In a paper presented in January at the Third Meeting of the Asia/Pacific Regional Search and Rescue Task Force in the Maldives, ICAO said the delay had resulted in the loss of valuable time in the initial search for the plane.

It was some 20 hours before civil aviation authorities were informed and a week before the information that military radar had detected MH370 flying north of Pulau Perak in the Strait of Malacca, was released, the paper noted.

“PSR (primary surveillance radar) information from Malaysian military PSR and the two PSRs in Thailand at Hat Yai (near the Thai-Malaysian border) and Phuket (Bang Duk Hill) that could have observed the west-bound track of MH370 were not provided to civilian authorities during the immediate period following the disappearance,” the paper titled “ICAO brief on the SAR response to MH370” said.

Though the ICAO paper did not mention the need to scramble jets, it noted the lack of cooperation between military and civil aviation authorities.

This point has also been raised by former Royal Malaysian Air Force fighter pilot, Zaidi Ahmad, who told The Malaysian Insider that Malaysia should have learned from the terrorist attacks of September 11, 2001 to beef up cooperation between the military and civil aviation to deal with airborne threats.

Last year, Malaysian officials drew flak for contradictory and clumsy statements made over the radar fiasco (see graphic).
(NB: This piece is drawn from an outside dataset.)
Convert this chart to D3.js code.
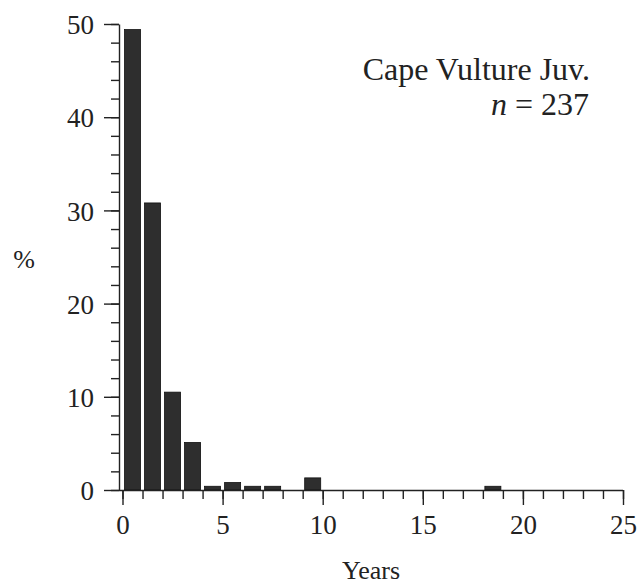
<!DOCTYPE html>
<html lang="en">
<head>
<meta charset="utf-8">
<title>Cape Vulture Juv.</title>
<script src="https://d3js.org/d3.v7.min.js"></script>
<style>
  body { margin: 0; background: #fff; }
  text { font-family: "Liberation Serif", "DejaVu Serif", serif; fill: #222; }
  .tick line, .domain { stroke: #222; stroke-width: 1.4; }
</style>
</head>
<body>
<div id="chart"></div>
<script>
// age bins (years) and % of ringed juveniles recovered in each
var years = [0, 1, 2, 3, 4, 5, 6, 7, 8, 9, 10, 11, 12, 13, 14, 15, 16, 17, 18, 19, 20, 21, 22, 23, 24];
var percent = [49.4, 30.8, 10.5, 5.1, 0.4, 0.8, 0.4, 0.4, 0, 1.3, 0, 0, 0, 0, 0, 0, 0, 0, 0.4, 0, 0, 0, 0, 0, 0];
var xTicks = [0, 5, 10, 15, 20, 25];
var yTicks = [0, 10, 20, 30, 40, 50];
var title = "Cape Vulture Juv.";
var sampleSize = 237;

var width = 638, height = 585;

var svg = d3.select("#chart").append("svg")
  .attr("width", width)
  .attr("height", height);

var x = d3.scaleLinear().domain([0, 25]).range([122.5, 623]);
var y = d3.scaleLinear().domain([0, 50]).range([490, 24]);

// bars
svg.selectAll(".bar")
  .data(years.filter(function (d, i) { return percent[i] > 0; }))
  .enter()
  .append("rect")
  .attr("class", "bar")
  .attr("x", function (d) { return x(d + 0.1); })
  .attr("width", function (d) { return x(d + 0.9) - x(d + 0.1); })
  .attr("y", function (d) { return y(percent[d]); })
  .attr("height", function (d) { return y(0) - y(percent[d]); })
  .attr("fill", "#2e2e2e")
  .attr("stroke", "#111")
  .attr("stroke-width", 0.8);

// x axis: minor then major ticks
var xMinor = svg.append("g")
  .attr("transform", "translate(0," + y(0) + ")")
  .call(d3.axisBottom(x).tickValues(d3.range(0, 26)).tickSize(9).tickFormat(""));
xMinor.select(".domain").remove();

var xAxis = svg.append("g")
  .attr("transform", "translate(0," + y(0) + ")")
  .call(d3.axisBottom(x).tickValues(xTicks).tickSize(15).tickSizeOuter(0).tickPadding(10));
xAxis.select(".domain").attr("d", "M119,0.5H" + x(25));
xAxis.selectAll("text").attr("font-size", 27).attr("fill", "#222");

// y axis
var yMinor = svg.append("g")
  .attr("transform", "translate(119,0)")
  .call(d3.axisLeft(y).tickValues(d3.range(0, 51, 2)).tickSize(8).tickFormat(""));
yMinor.select(".domain").remove();

var yAxis = svg.append("g")
  .attr("transform", "translate(119,0)")
  .call(d3.axisLeft(y).tickValues(yTicks).tickSize(15).tickSizeOuter(0).tickPadding(10));
yAxis.selectAll("text").attr("font-size", 27).attr("fill", "#222").attr("dy", "0.36em");

// axis labels
svg.append("text")
  .attr("x", 371)
  .attr("y", 579)
  .attr("text-anchor", "middle")
  .attr("font-size", 26)
  .text("Years");

svg.append("text")
  .attr("x", 24)
  .attr("y", 268)
  .attr("text-anchor", "middle")
  .attr("font-size", 26)
  .text("%");

// annotation
svg.append("text")
  .attr("x", 590)
  .attr("y", 80)
  .attr("text-anchor", "end")
  .attr("font-size", 32)
  .text(title);

var nText = svg.append("text")
  .attr("x", 589)
  .attr("y", 115)
  .attr("text-anchor", "end")
  .attr("font-size", 32);
nText.append("tspan").attr("font-style", "italic").text("n");
nText.append("tspan").text(" = " + sampleSize);
</script>
</body>
</html>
Royal Malaysian Air Force chief Gen Tan Sri Rodzali Daud initially inadvertently admitted that primary surveillance radar had picked up MH370 over the Strait of Malacca and later denied it, only to have the information be made public later.

In May, Defence Minister and acting Transport Minister Datuk Seri Hishammuddin Hussein, defended the military’s inaction, saying, “it was not deemed a hostile object and pointless if you are not going to shoot it down.

“If you’re not going to shoot it down, what’s the point of sending it up?”

No one knows if any action has been taken against any official, although current Transport Minister Datuk Seri Liow Tiong Lai said to wait for an interim investigation report on MH370 that was expected to be released today, one year from the incident, as required by international convention.

Will there be answers later today when the report is released?

The next-of-kin of passengers and crew members on board MH370 have spent this weekend remembering their loved ones with vigils and gatherings, refusing to call them “memorial” events as they hold out hope that those missing might still be alive.

This is despite the January 29 announcement by the Malaysian Department of Civil Aviation, that after 327 days of searching, flight MH370 was lost in an accident and all 239 on board are considered dead.

The ongoing search in a remote part of the southern Indian Ocean, where depths reach 6,000m, has covered more than 40% of the total 60,000 sq km search area.

Search operations, led by Australia, are expected to be completed by May if all goes well.

Authorities have remained sketchy at best in revealing what they plan to do next should the current search yield nothing by then.

Liow has said authorities would need to go back to the drawing board, and Malaysia, as the lead investigator, would rely on experts to help it plan the next move.

Whatever the interim investigation report reveals today, and whether anyone is held to account, the question will still remain: where is the plane? – March 8, 2015.